Bug Fixes vs Features

When do you ship and when do you fix?

There's never enough time to build everything your users want and to fix everything that's broken. As a PM or a founder, you know this better than me.

So, how do you balance between bugfixes and features?

It might sound like a simple question, but it really isn't. Focusing on the wrong thing will waste your resources at best, but so will not focusing at all.

I've certainly made my share of mistakes with this, both as a PM and as an entrepreneur running a software business.

Now, I keep this in mind when approaching the question of bugs vs features:

  • Always remember the big picture.
  • A fixed bug can be a feature.
  • The hunt for technical debt never stops.

But first, a quick personal story from my entrepreneurial days:

Too much focus on one thing

During the first years of turning my product into a business, I had a feature-first mindset. And it made sense: I was a software developer, but I didn't enjoy the process of writing code as much as I enjoyed shipping cool stuff.

So adding new features to my product was the most important part of my life. Each next release would have at least one major feature and a whole bunch of smaller ones. The changelogs were all about "Feature X added" and "New feature: Y".

Fancy!

Bugs and fixes were of course a thing, but it wasn't a priority for me. Fixing bugs wasn't as fun, and I didn't think the problem was that bad anyway. "What sells my product are the features, not bugfixes. I'll take care of the bugs later, as soon I'm done with this next big thing I'm currently working on."

Fast forward a year or so. My product has dozens and dozens of features, and it's selling relatively well. But there's a problem.

Three problems, actually:

  • The product is literally unusable due to all of the bugs.
  • My customers buy the marketing, but they hate the execution.
  • I spend most of my days doing technical support, which I hate.

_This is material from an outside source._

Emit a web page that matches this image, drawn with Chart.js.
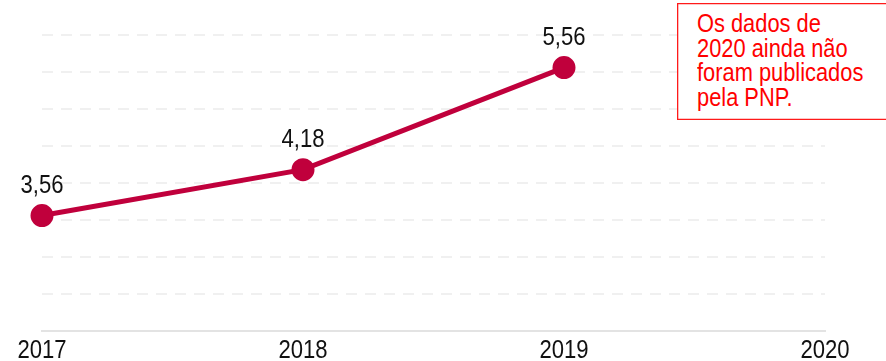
<!DOCTYPE html>
<html>
<head>
<meta charset="utf-8">
<script src="https://cdn.jsdelivr.net/npm/chart.js@4/dist/chart.umd.min.js"></script>
<style>
  html, body { margin: 0; padding: 0; background: #fff; }
  #wrap { position: relative; width: 886px; height: 361px; overflow: hidden; }
  #nota {
    position: absolute; left: 677px; top: 3px; width: 212px; height: 117px;
    box-shadow: inset 0 0 0 1.3px #ff1a1a;
    box-sizing: border-box; background: #fff;
    color: #f00; font-family: "Liberation Sans", sans-serif;
    font-size: 26px; line-height: 24.7px; padding: 8px 0 0 20px;
  }
  #nota span { display: inline-block; transform: scaleX(0.84); transform-origin: 0 0; white-space: nowrap; }
</style>
</head>
<body>
<div id="wrap">
  <canvas id="grafico" width="886" height="361"></canvas>
  <div id="nota"><span>Os dados de<br>2020 ainda não<br>foram publicados<br>pela PNP.</span></div>
</div>
<script>
const anos = ['2017', '2018', '2019', '2020'];
const valores = [3.56, 4.18, 5.56, null];
const rotulos = ['3,56', '4,18', '5,56', ''];
const fonte = '"Liberation Sans", sans-serif';

// texto condensado: fonte normal comprimida na horizontal
function textoEstreito(ctx, txt, x, y) {
    ctx.save();
    ctx.translate(x, y);
    ctx.scale(0.85, 1);
    ctx.fillText(txt, 0, 0);
    ctx.restore();
}

// valores acima dos pontos e anos embaixo do eixo
const textos = {
    id: 'textos',
    afterDatasetsDraw(chart) {
        const ctx = chart.ctx;
        const meta = chart.getDatasetMeta(0);
        const xs = chart.scales.x;
        ctx.save();
        ctx.font = '26px ' + fonte;
        ctx.fillStyle = '#111';
        ctx.textAlign = 'center';
        ctx.textBaseline = 'alphabetic';
        meta.data.forEach((pt, i) => {
            if (valores[i] === null) return;
            textoEstreito(ctx, rotulos[i], pt.x, pt.y - 23);
        });
        anos.forEach((a, i) => {
            textoEstreito(ctx, a, xs.getPixelForTick(i), chart.chartArea.bottom + 27);
        });
        ctx.restore();
    }
};

new Chart(document.getElementById('grafico'), {
    type: 'line',
    data: {
        labels: anos,
        datasets: [{
            data: valores,
            borderColor: '#c0003c',
            backgroundColor: '#c0003c',
            borderWidth: 5,
            pointRadius: 9,
            pointHoverRadius: 9,
            tension: 0
        }]
    },
    options: {
        responsive: false,
        animation: false,
        layout: { padding: { left: 42, right: 61, top: 35, bottom: 30 } },
        plugins: { legend: { display: false }, tooltip: { enabled: false } },
        scales: {
            x: {
                offset: false,
                grid: { display: false, drawTicks: false },
                border: { display: true, color: '#e3e3e3', width: 2 },
                ticks: { display: false }
            },
            y: {
                min: 2,
                max: 6,
                ticks: { display: false, stepSize: 0.5 },
                grid: {
                    drawTicks: false,
                    color: c => c.tick.value === 2 ? 'rgba(0,0,0,0)' : '#f0f0f0',
                    lineWidth: 2
                },
                border: { display: false, dash: [11, 8] }
            }
        }
    },
    plugins: [textos]
});
</script>
</body>
</html>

At some point, I've had enough.

The solution? Not just a feature freeze, but a full-blown feature reduction and a massive bug hunt.

I've spent the next couple months nuking features left and right and fixing hundreds of bugs. I didn't have feature analytics back then, so I prioritized based on market research, user feedback, and my gut feeling, for the most part. Gut feeling isn't a great prioritization framework, but sometimes you gotta rely on it.

The results exceeded my expectations. I was worried the customers would complain about the feature reduction, but the reality was that most never even noticed. Instead, they were delighted by the stability of the new versions. And I was over the moon with our support volumes dropping to near-zero.

It's been a long time, but this experience taught me two lessons:

  • You don't just build every feature your users ask for, especially if they're a small, but vocal minority. Every new feature comes with strings attached.
  • Sometimes the best thing you can do for your product is to remove features and fix bugs. A fixed bug can be a feature if it's critical or widespread enough.

It was a drastic decision, though. And while a feature freeze and reduction worked out in this case, it isn't always the right option. I had a different experience in one of my recent roles where it made more sense to go fast and break things without pausing to clean up the mess, and that turned out to be the right choice, too.

So instead of generalizing, here's how I think about bugs vs features today:

Remember the big picture

The big picture is what's most important for your product and your company.

As a PM, you probably know this already. It's what you find in your company's vision and mission statements, in your CEO's memos, in your strategy document, in conversations with users and stakeholders, and elsewhere.

If you're a solopreneur or a small business owner, understand and define these things early. Having them written down will make your life easier in the future.

The big picture can be about the design and the user experience. It can be growth and expansion. It can be about sustainability. It can be about stability and reliability.

Ideally, it's not just a boilerplate document, but something the company actually believes in. Keep it in mind at all times, it will guide your priorities.

A fixed bug can be a feature

"Fixed a bug where the app would randomly crash" might not look as fancy in the changelog as "Released a shiny new feature that lets the user do literally anything".

But if reliability is among the key aspects of your industry and those random crashes are indeed driving your users insane and away then fixing them could be a win not just for your users, but also for your brand perception, and, in turn, sales.

For this reason, I'm against the idea of treating bugs and features as separate entities. No matter which prioritization framework you prefer, you can and should always compare bugs and features side by side.

This isn't comparing apples to oranges. They're all apples!

The hunt for technical debt never stops

There's always room for improvement.

Even if your product backlog and your social media feeds are not overflowing with bug reports and complaints, there's always something your engineers could be doing to improve the reliability of your product.

A popular notion is that an engineering team needs to be spending 20% of the time on tackling technical debt. I'm not a proponent of a specific percentage, but I do agree with the idea that the improvement work should continue no matter what.

Unless you're absolutely out of resources and the survival of your company depends on you shipping new features, allocate time for fixing things that are broken and maintaining and reinforcing the ones that aren't yet.

The worst thing you can do is go fast and break things when you can afford to go just a little slower and break things a little less, and then be forced to scramble and drop everything when an emergency hits and it all comes crashing down.